**TASK DESCRIPTION**
Retype nothing except the lines below from the one with "Output the web" through the one with "22, 14, 7, 5];", exactly, with images left out.

**RECORDS SUPPLIED**
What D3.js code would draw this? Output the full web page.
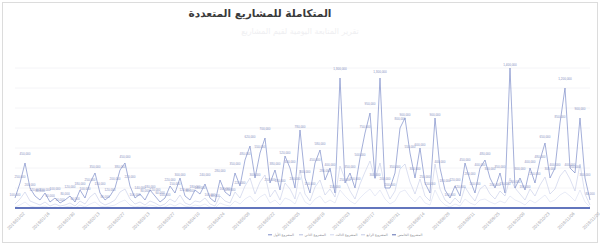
<!DOCTYPE html>
<html>
<head>
<meta charset="utf-8">
<script src="https://cdn.jsdelivr.net/npm/d3@7"></script>
<style>
  body { margin: 0; background: #fff; }
  svg { display: block; }
</style>
</head>
<body>
<div id="chart-area"></div>
<script>
// chart data (in thousands)
var titleText = "المتكاملة للمشاريع المتعددة"
var subtitleText = "تقرير المتابعة اليومية لقيم المشاريع"

var mainValues = [100, 250, 450, 200, 120, 80, 150, 60, 100, 50, 80, 120, 60, 180, 100, 250, 350, 150, 80, 120,
    200, 380, 450, 220, 100, 140, 80, 180, 120, 60, 100, 220, 150, 300, 120, 80, 180, 140, 240, 100,
    60, 280, 160, 120, 350, 220, 480, 620, 300, 550, 700, 250, 380, 180, 520, 400, 200, 780, 300, 150,
    450, 580, 280, 400, 150, 1300, 250, 350, 200, 500, 750, 950, 300, 1300, 200, 200, 350, 800, 900, 550,
    300, 600, 250, 150, 900, 400, 180, 100, 220, 120, 450, 280, 150, 400, 480, 300, 200, 350, 150, 1400,
    200, 300, 180, 400, 250, 480, 650, 300, 400, 850, 1200, 400, 350, 900, 300, 80]
var secondValues = [40, 90, 160, 70, 50, 30, 60, 20, 40, 20, 30, 50, 20, 70, 40, 110, 150, 60, 30, 50,
    80, 160, 190, 90, 40, 60, 30, 70, 50, 20, 40, 90, 60, 130, 50, 30, 70, 60, 100, 40,
    20, 120, 70, 50, 160, 100, 220, 300, 140, 260, 330, 110, 180, 80, 250, 190, 90, 380, 140, 70,
    210, 280, 130, 190, 110, 420, 290, 170, 90, 240, 360, 470, 290, 450, 210, 90, 170, 390, 440, 260,
    140, 290, 120, 70, 440, 190, 80, 40, 100, 50, 210, 130, 70, 190, 230, 140, 90, 170, 120, 300,
    200, 140, 80, 190, 120, 230, 310, 140, 190, 320, 380, 290, 170, 440, 140, 30]
var thirdValues = [10, 30, 60, 20, 10, 10, 20, 0, 10, 0, 10, 20, 0, 30, 10, 40, 60, 20, 10, 20,
    30, 60, 80, 30, 10, 20, 10, 30, 20, 0, 10, 40, 20, 50, 20, 10, 30, 20, 40, 10,
    0, 50, 30, 20, 70, 40, 90, 120, 60, 110, 140, 50, 80, 30, 100, 80, 40, 160, 60, 30,
    90, 120, 50, 80, 50, 180, 120, 70, 40, 100, 150, 190, 120, 180, 90, 40, 70, 160, 180, 110,
    60, 120, 50, 30, 180, 80, 30, 10, 40, 20, 90, 50, 30, 80, 90, 60, 40, 70, 50, 120,
    80, 60, 30, 80, 50, 90, 130, 60, 80, 130, 160, 120, 70, 180, 60, 10]

var tickLabels = ["2019/01/02", "2019/01/16", "2019/01/30", "2019/02/13", "2019/02/27", "2019/03/13",
    "2019/03/27", "2019/04/10", "2019/04/24", "2019/05/08", "2019/05/22", "2019/06/05",
    "2019/06/19", "2019/07/03", "2019/07/17", "2019/07/31", "2019/08/14", "2019/08/28",
    "2019/09/11", "2019/09/25", "2019/10/09", "2019/10/23", "2019/11/06", "2019/11/20"]

var seriesNames = ["المشروع الأول", "المشروع الثاني", "المشروع الثالث", "المشروع الرابع", "المشروع الخامس"]
var seriesColors = ["#7d8cc8", "#b8c0e2", "#d0d6ee", "#c4cbe6", "#5a6cb0"]

var width = 600, height = 245
var margin = { left: 15, right: 10, top: 58, bottom: 37 }

var svg = d3.select("#chart-area")
    .append("svg")
    .attr("width", width)
    .attr("height", height)

// outer frame
svg.append("rect")
    .attr("x", 2.5).attr("y", 2.5)
    .attr("width", 595).attr("height", 240)
    .attr("fill", "#fff")
    .attr("stroke", "#dcdcdc")

svg.append("text")
    .attr("x", 260).attr("y", 17)
    .attr("text-anchor", "middle")
    .attr("font-family", "DejaVu Sans")
    .attr("font-weight", "bold")
    .attr("font-size", "10.5px")
    .attr("fill", "#3a3a3a")
    .attr("direction", "rtl")
    .text(titleText)

svg.append("text")
    .attr("x", 300).attr("y", 34)
    .attr("text-anchor", "middle")
    .attr("font-family", "DejaVu Sans")
    .attr("font-size", "8px")
    .attr("fill", "#efeff2")
    .text(subtitleText)

var n = mainValues.length
var x = d3.scalePoint()
    .domain(d3.range(n))
    .range([margin.left, width - margin.right])
var y = d3.scaleLinear()
    .domain([0, 1500])
    .range([height - margin.bottom, height - margin.bottom - 150])

// faint gridlines
svg.append("g")
    .selectAll("line")
    .data(y.ticks(8))
    .enter().append("line")
    .attr("x1", margin.left).attr("x2", width - margin.right)
    .attr("y1", d => y(d)).attr("y2", d => y(d))
    .attr("stroke", "#f4f4f7")

var line = d3.line()
    .x((d, i) => x(i))
    .y(d => y(d))

var series = [
    { values: thirdValues, color: seriesColors[2], w: 0.5 },
    { values: secondValues, color: seriesColors[1], w: 0.5 },
    { values: mainValues, color: seriesColors[0], w: 0.7 }
]

series.forEach(s => {
    svg.append("path")
        .datum(s.values)
        .attr("fill", "none")
        .attr("stroke", s.color)
        .attr("stroke-width", s.w)
        .attr("d", line)
})

// data labels on the main series
var fmt = d3.format(",")
svg.append("g")
    .selectAll("text")
    .data(mainValues)
    .enter().append("text")
    .attr("x", (d, i) => x(i))
    .attr("y", (d, i) => y(d) - 2 - (i % 3) * 3)
    .attr("text-anchor", "middle")
    .attr("font-family", "Liberation Sans")
    .attr("font-size", "3px")
    .attr("fill", "#8590c0")
    .text(d => fmt(d * 1000))

// x axis
var xAxis = svg.append("g")
    .attr("transform", "translate(0," + (height - margin.bottom) + ")")
xAxis.append("line")
    .attr("x1", margin.left).attr("x2", width - margin.right)
    .attr("stroke", "#6376bd")
    .attr("stroke-width", 2)
xAxis.selectAll("text")
    .data(tickLabels)
    .enter().append("text")
    .attr("transform", (d, i) => "translate(" + (x(i * 5) + 10) + ",6) rotate(-45)")
    .attr("text-anchor", "end")
    .attr("font-family", "Liberation Sans")
    .attr("font-size", "4.5px")
    .attr("fill", "#a8a8b0")
    .text(d => d)

// legend
var legend = svg.append("g")
    .attr("transform", "translate(268,236)")
var item = legend.selectAll("g")
    .data(seriesNames)
    .enter().append("g")
    .attr("transform", (d, i) => "translate(" + (i * 31) + ",0)")
item.append("line")
    .attr("x1", 0).attr("x2", 4)
    .attr("y1", -1.2).attr("y2", -1.2)
    .attr("stroke", (d, i) => seriesColors[i])
item.append("text")
    .attr("x", 5.5)
    .attr("font-family", "DejaVu Sans")
    .attr("font-size", "3.4px")
    .attr("fill", "#8a8a90")
    .text(d => d)
</script>
</body>
</html>
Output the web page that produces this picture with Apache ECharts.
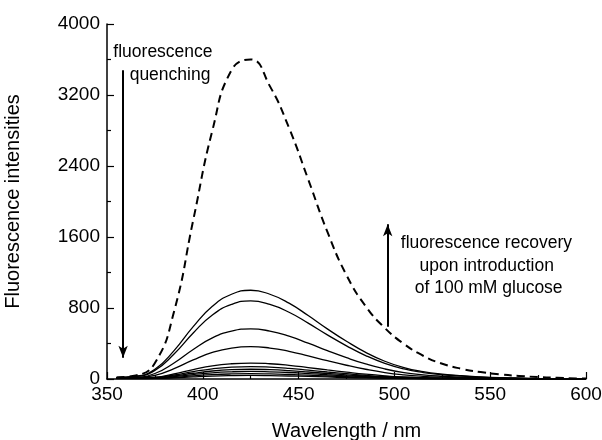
<!DOCTYPE html>
<html>
<head>
<meta charset="utf-8">
<script src="https://cdn.jsdelivr.net/npm/echarts@6/dist/echarts.min.js"></script>
<style>
  html, body { margin: 0; padding: 0; background: #fff; }
  #chart { width: 602px; height: 440px; }
</style>
</head>
<body>
<div id="chart"></div>
<script>
  // wavelengths (nm) shared by every spectrum
  var wavelengths = [355, 365, 375, 385, 395, 405, 415, 425, 435, 445, 455, 465, 475, 485, 495, 505, 515, 525, 535, 545, 555, 565, 575, 585, 595, 600];

  // dashed spectrum (before quenching)
  var dashedSpectrum = [18, 40, 180, 760, 1790, 2800, 3480, 3600, 3300, 2830, 2250, 1660, 1170, 820, 575, 395, 262, 172, 115, 78, 53, 35, 22, 14, 7, 5];

  // solid spectra (recovery with glucose), top to bottom
  var solidSpectra = [
    [18, 32, 110, 320, 590, 820, 955, 1000, 955, 855, 715, 565, 425, 300, 200, 128, 83, 55, 37, 25, 16, 10, 6, 4, 2, 0],
    [16, 28, 97, 282, 519, 722, 840, 880, 840, 752, 629, 497, 374, 264, 176, 113, 73, 48, 33, 22, 14, 9, 5, 4, 2, 0],
    [14, 20, 62, 181, 333, 463, 540, 565, 540, 483, 404, 319, 240, 170, 113, 72, 47, 31, 21, 14, 9, 6, 3, 2, 1, 0],
    [12, 14, 40, 117, 215, 299, 349, 365, 349, 312, 261, 206, 155, 110, 73, 47, 30, 20, 14, 9, 6, 4, 2, 1, 1, 0],
    [10, 10, 20, 58, 106, 148, 172, 180, 172, 154, 129, 102, 77, 54, 36, 23, 15, 10, 7, 5, 3, 2, 1, 1, 0, 0],
    [9, 9, 15, 45, 83, 115, 134, 140, 134, 120, 100, 79, 60, 42, 28, 18, 12, 8, 5, 4, 2, 1, 1, 1, 0, 0],
    [8, 8, 12, 35, 65, 90, 105, 110, 105, 94, 79, 62, 47, 33, 22, 14, 9, 6, 4, 3, 2, 1, 1, 0, 0, 0],
    [7, 7, 9, 27, 50, 70, 81, 85, 81, 73, 61, 48, 36, 26, 17, 11, 7, 5, 3, 2, 1, 1, 1, 0, 0, 0],
    [6, 6, 7, 19, 35, 49, 57, 60, 57, 51, 43, 34, 26, 18, 12, 8, 5, 3, 2, 2, 1, 1, 0, 0, 0, 0],
    [5, 5, 6, 13, 24, 33, 38, 40, 38, 34, 29, 23, 17, 12, 8, 5, 3, 2, 1, 1, 1, 0, 0, 0, 0, 0]
  ];

  // annotation text lines [wavelength, intensity, text]
  var notes = [
    [379.2, 3685, 'fluorescence'],
    [382.9, 3425, 'quenching'],
    [548.0, 1529, 'fluorescence recovery'],
    [548.2, 1273, 'upon introduction'],
    [549.2, 1022, 'of 100 mM glucose']
  ];

  // arrows [x, yFrom, yTo]
  var arrows = [
    [358.4, 3480, 240],
    [496.5, 590, 1745]
  ];

  var font = 'Liberation Sans, Arial, Helvetica, sans-serif';

  function pairs(ys) {
    var out = [];
    for (var i = 0; i < wavelengths.length; i++) {
      out.push([wavelengths[i], ys[i]]);
    }
    return out;
  }

  var series = [];
  // 实线
  for (var i = 0; i < solidSpectra.length; i++) {
    series.push({
      type: 'line',
      data: pairs(solidSpectra[i]),
      smooth: 0.5,
      showSymbol: false,
      lineStyle: { color: '#000', width: 1.3 }
    });
  }
  // 虚线
  series.push({
    type: 'line',
    data: pairs(dashedSpectrum),
    smooth: 0.5,
    showSymbol: false,
    z: 3,
    lineStyle: { color: '#000', width: 2, type: [8, 5] }
  });

  // 文字 + 箭头
  series.push({
    type: 'scatter',
    symbolSize: 0,
    silent: true,
    itemStyle: { opacity: 1 },
    data: notes.map(function (n) { return { value: [n[0], n[1]], name: n[2] }; }),
    label: {
      show: true,
      position: 'inside',
      formatter: '{b}',
      color: '#000',
      opacity: 1,
      textBorderWidth: 0,
      fontSize: 17.5,
      fontFamily: font
    },
    markLine: {
      silent: true,
      symbol: ['none', 'arrow'],
      symbolSize: [7, 12],
      label: { show: false },
      lineStyle: { color: '#000', width: 2, type: 'solid', opacity: 1 },
      data: arrows.map(function (a) {
        return [{ coord: [a[0], a[1]] }, { coord: [a[0], a[2]] }];
      })
    }
  });

  var option = {
    animation: false,
    backgroundColor: '#fff',
    grid: { left: 107, right: 16, top: 24, bottom: 61, containLabel: false, outerBoundsMode: 'none' },
    xAxis: {
      type: 'value',
      min: 350,
      max: 600,
      interval: 50,
      name: 'Wavelength / nm',
      nameLocation: 'middle',
      nameGap: 42,
      nameTextStyle: { color: '#000', fontSize: 20, fontFamily: font },
      axisLine: { lineStyle: { color: '#000', width: 1.5 } },
      axisTick: { inside: true, length: 7, lineStyle: { color: '#000', width: 1.2 } },
      minorTick: { show: true, splitNumber: 2, length: 4, lineStyle: { color: '#000', width: 1.2 } },
      axisLabel: { color: '#000', fontSize: 19, fontFamily: font, margin: 6 },
      splitLine: { show: false }
    },
    yAxis: {
      type: 'value',
      min: 0,
      max: 4000,
      interval: 800,
      name: 'Fluorescence intensities',
      nameLocation: 'middle',
      nameGap: 84,
      nameTextStyle: { color: '#000', fontSize: 20, fontFamily: font },
      axisLine: { show: true, lineStyle: { color: '#000', width: 1.5 } },
      axisTick: { show: true, inside: true, length: 7, lineStyle: { color: '#000', width: 1.2 } },
      minorTick: { show: true, splitNumber: 2, length: 4, lineStyle: { color: '#000', width: 1.2 } },
      axisLabel: {
        color: '#000', fontSize: 19, fontFamily: font, margin: 7,
        formatter: function (v) { return String(v); }
      },
      splitLine: { show: false }
    },
    series: series
  };

  var myChart = echarts.init(document.getElementById('chart'));
  myChart.setOption(option);
</script>
</body>
</html>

**SOLVED EXERCISE**
Output the web page that produces this picture with Apache ECharts.
<!DOCTYPE html>
<html>
<head>
<meta charset="utf-8">
<script src="https://cdn.jsdelivr.net/npm/echarts@6/dist/echarts.min.js"></script>
<style>
  html, body { margin: 0; padding: 0; background: #fff; }
  #chart { width: 602px; height: 440px; }
</style>
</head>
<body>
<div id="chart"></div>
<script>
  // wavelengths (nm) shared by every spectrum
  var wavelengths = [355, 365, 375, 385, 395, 405, 415, 425, 435, 445, 455, 465, 475, 485, 495, 505, 515, 525, 535, 545, 555, 565, 575, 585, 595, 600];

  // dashed spectrum (before quenching)
  var dashedSpectrum = [18, 40, 180, 760, 1790, 2800, 3480, 3600, 3300, 2830, 2250, 1660, 1170, 820, 575, 395, 262, 172, 115, 78, 53, 35, 22, 14, 7, 5];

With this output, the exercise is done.